◆ **EXERCISE**
In the listing below, locate the lines that hold the string "this". Copy those lines.

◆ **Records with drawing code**

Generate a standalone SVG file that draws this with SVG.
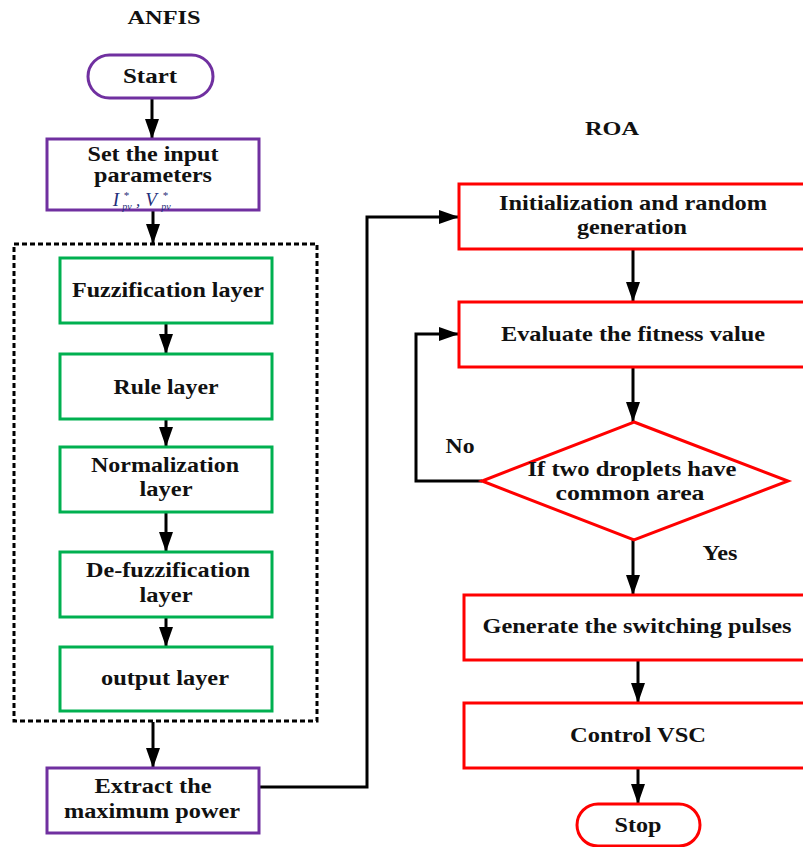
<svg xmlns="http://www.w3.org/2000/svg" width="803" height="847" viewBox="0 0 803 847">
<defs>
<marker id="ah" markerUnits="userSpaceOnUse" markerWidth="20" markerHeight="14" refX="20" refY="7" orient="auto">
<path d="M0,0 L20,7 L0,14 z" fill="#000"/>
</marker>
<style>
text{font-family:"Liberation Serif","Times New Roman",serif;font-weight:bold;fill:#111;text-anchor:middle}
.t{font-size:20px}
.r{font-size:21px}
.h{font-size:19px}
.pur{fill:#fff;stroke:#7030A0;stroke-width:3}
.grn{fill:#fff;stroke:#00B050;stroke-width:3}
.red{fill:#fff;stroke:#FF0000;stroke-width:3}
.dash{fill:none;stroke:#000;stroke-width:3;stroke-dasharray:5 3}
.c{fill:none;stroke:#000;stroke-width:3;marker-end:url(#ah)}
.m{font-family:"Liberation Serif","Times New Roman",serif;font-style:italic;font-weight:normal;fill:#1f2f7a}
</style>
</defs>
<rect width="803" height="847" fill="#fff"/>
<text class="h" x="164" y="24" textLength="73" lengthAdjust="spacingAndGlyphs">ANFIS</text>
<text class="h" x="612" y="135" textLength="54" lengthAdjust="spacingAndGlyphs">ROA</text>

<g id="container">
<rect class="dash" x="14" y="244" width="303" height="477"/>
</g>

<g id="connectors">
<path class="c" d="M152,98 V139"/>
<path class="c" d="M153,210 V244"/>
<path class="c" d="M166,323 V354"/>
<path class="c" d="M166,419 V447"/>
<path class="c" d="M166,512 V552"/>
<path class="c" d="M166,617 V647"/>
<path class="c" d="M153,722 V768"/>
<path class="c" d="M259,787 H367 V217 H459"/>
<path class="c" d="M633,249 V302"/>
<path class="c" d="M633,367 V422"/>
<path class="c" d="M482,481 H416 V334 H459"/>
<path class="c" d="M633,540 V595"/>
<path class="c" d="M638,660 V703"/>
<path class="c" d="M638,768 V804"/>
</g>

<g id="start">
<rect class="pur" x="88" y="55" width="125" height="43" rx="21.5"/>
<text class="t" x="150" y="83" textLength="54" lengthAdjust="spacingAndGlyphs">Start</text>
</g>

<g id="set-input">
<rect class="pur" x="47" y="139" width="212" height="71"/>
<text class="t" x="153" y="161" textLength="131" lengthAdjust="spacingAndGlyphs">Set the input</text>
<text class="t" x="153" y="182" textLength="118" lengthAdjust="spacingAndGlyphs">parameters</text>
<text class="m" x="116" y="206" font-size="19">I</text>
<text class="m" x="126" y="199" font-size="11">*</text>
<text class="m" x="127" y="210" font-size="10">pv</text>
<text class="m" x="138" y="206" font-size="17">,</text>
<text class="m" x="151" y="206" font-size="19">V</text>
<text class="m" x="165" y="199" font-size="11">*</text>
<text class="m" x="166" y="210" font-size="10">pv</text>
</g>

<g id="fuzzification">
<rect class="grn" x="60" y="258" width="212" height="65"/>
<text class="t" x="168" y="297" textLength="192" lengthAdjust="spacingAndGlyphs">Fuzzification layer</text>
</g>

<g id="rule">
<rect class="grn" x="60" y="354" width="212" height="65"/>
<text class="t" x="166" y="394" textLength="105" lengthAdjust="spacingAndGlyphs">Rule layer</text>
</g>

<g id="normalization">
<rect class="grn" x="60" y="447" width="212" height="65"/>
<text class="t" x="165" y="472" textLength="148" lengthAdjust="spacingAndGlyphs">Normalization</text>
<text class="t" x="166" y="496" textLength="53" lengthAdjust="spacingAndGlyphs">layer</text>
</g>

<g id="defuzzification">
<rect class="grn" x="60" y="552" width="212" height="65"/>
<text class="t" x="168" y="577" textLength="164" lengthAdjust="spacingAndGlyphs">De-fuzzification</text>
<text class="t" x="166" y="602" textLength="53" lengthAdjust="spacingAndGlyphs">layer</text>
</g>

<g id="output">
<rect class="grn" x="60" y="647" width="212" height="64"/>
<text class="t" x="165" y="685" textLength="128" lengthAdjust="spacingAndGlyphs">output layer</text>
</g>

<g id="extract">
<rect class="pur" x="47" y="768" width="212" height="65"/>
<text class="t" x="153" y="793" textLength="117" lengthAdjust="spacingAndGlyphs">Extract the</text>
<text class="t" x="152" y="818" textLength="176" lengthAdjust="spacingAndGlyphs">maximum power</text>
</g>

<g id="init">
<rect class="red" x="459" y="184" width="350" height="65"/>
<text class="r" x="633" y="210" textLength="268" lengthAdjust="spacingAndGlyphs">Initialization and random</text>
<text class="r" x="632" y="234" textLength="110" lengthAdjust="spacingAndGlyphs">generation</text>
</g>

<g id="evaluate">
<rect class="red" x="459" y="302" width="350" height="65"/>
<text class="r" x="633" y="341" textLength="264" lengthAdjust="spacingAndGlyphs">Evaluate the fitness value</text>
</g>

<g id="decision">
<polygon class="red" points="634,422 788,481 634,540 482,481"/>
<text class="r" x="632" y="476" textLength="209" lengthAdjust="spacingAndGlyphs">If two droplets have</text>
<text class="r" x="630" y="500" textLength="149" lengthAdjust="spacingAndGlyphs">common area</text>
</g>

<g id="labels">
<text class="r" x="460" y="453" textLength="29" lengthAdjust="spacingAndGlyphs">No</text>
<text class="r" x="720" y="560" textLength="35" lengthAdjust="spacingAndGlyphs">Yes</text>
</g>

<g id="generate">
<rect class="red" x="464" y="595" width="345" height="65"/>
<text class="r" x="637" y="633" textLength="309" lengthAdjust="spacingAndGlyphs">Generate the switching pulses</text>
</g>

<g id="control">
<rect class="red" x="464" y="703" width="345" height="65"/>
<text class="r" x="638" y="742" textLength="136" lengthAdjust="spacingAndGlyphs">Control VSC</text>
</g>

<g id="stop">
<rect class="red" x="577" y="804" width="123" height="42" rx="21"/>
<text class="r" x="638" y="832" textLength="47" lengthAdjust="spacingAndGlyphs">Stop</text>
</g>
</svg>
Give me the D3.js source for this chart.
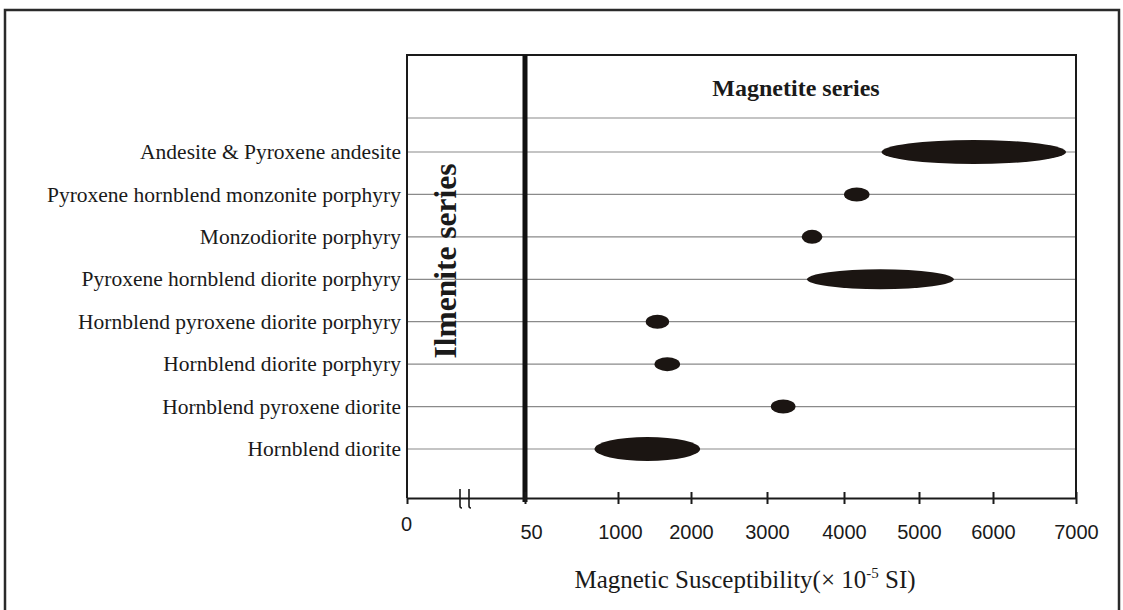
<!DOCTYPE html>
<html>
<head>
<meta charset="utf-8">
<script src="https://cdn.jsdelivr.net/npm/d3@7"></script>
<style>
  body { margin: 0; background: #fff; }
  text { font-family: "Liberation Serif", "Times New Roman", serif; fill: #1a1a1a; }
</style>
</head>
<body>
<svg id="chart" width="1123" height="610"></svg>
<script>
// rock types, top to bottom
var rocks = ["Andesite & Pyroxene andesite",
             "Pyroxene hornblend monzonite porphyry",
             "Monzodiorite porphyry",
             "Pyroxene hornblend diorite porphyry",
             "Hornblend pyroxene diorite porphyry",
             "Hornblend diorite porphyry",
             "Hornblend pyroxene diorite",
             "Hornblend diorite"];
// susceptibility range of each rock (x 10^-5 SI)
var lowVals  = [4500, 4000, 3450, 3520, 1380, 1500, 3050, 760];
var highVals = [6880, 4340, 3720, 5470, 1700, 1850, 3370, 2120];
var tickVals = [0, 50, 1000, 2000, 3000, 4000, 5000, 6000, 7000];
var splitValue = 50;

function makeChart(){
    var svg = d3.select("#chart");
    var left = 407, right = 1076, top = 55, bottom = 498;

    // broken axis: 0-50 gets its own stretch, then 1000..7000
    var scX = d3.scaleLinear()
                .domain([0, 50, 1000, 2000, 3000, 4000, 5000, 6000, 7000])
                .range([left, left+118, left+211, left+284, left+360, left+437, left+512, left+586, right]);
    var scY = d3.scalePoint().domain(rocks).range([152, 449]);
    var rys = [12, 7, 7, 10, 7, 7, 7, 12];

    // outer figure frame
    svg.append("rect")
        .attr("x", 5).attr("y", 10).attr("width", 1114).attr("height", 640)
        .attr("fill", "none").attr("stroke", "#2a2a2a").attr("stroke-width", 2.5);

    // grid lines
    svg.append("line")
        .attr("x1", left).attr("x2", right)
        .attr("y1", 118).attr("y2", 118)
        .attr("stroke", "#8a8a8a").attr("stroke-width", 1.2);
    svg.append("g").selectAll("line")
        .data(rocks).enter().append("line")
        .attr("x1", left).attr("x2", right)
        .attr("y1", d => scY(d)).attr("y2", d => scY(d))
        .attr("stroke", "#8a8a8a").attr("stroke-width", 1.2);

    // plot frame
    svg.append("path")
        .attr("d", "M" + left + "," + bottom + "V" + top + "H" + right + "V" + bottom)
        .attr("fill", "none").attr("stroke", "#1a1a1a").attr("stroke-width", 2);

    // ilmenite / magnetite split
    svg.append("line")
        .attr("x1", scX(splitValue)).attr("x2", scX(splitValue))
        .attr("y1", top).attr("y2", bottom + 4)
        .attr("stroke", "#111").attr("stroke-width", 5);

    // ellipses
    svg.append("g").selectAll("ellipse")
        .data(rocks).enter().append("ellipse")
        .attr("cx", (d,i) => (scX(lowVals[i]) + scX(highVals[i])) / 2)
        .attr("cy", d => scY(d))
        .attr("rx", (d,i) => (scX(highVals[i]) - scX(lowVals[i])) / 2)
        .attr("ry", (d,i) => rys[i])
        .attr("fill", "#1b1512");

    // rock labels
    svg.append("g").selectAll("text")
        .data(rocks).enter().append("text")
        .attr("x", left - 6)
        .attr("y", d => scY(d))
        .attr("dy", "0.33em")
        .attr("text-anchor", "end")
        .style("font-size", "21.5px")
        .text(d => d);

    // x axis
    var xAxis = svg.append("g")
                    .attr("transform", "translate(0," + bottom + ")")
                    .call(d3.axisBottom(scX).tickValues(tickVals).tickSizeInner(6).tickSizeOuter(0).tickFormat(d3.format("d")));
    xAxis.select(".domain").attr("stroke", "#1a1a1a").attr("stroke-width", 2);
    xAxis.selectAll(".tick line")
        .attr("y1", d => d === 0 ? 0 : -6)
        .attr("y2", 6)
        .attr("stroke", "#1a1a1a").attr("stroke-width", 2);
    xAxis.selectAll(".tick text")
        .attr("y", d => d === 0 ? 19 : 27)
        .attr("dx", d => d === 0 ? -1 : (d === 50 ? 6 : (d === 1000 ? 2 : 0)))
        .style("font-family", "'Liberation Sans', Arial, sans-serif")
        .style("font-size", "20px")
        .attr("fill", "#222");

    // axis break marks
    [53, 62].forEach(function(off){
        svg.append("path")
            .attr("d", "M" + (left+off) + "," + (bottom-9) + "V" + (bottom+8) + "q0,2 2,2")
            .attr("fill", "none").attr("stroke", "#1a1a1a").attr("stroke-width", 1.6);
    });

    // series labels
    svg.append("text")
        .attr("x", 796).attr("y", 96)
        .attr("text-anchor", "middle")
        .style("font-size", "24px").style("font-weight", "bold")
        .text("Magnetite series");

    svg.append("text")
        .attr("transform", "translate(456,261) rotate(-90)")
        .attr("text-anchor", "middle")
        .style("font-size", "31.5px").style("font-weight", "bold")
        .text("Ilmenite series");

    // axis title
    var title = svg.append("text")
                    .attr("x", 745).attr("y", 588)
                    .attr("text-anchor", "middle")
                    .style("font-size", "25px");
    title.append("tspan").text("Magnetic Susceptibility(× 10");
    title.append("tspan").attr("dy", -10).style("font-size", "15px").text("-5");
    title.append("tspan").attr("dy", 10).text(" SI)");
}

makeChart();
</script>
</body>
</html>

◆ **RESPONSE**
Generate a standalone SVG file that draws this with SVG.
Give me the D3.js source for this chart.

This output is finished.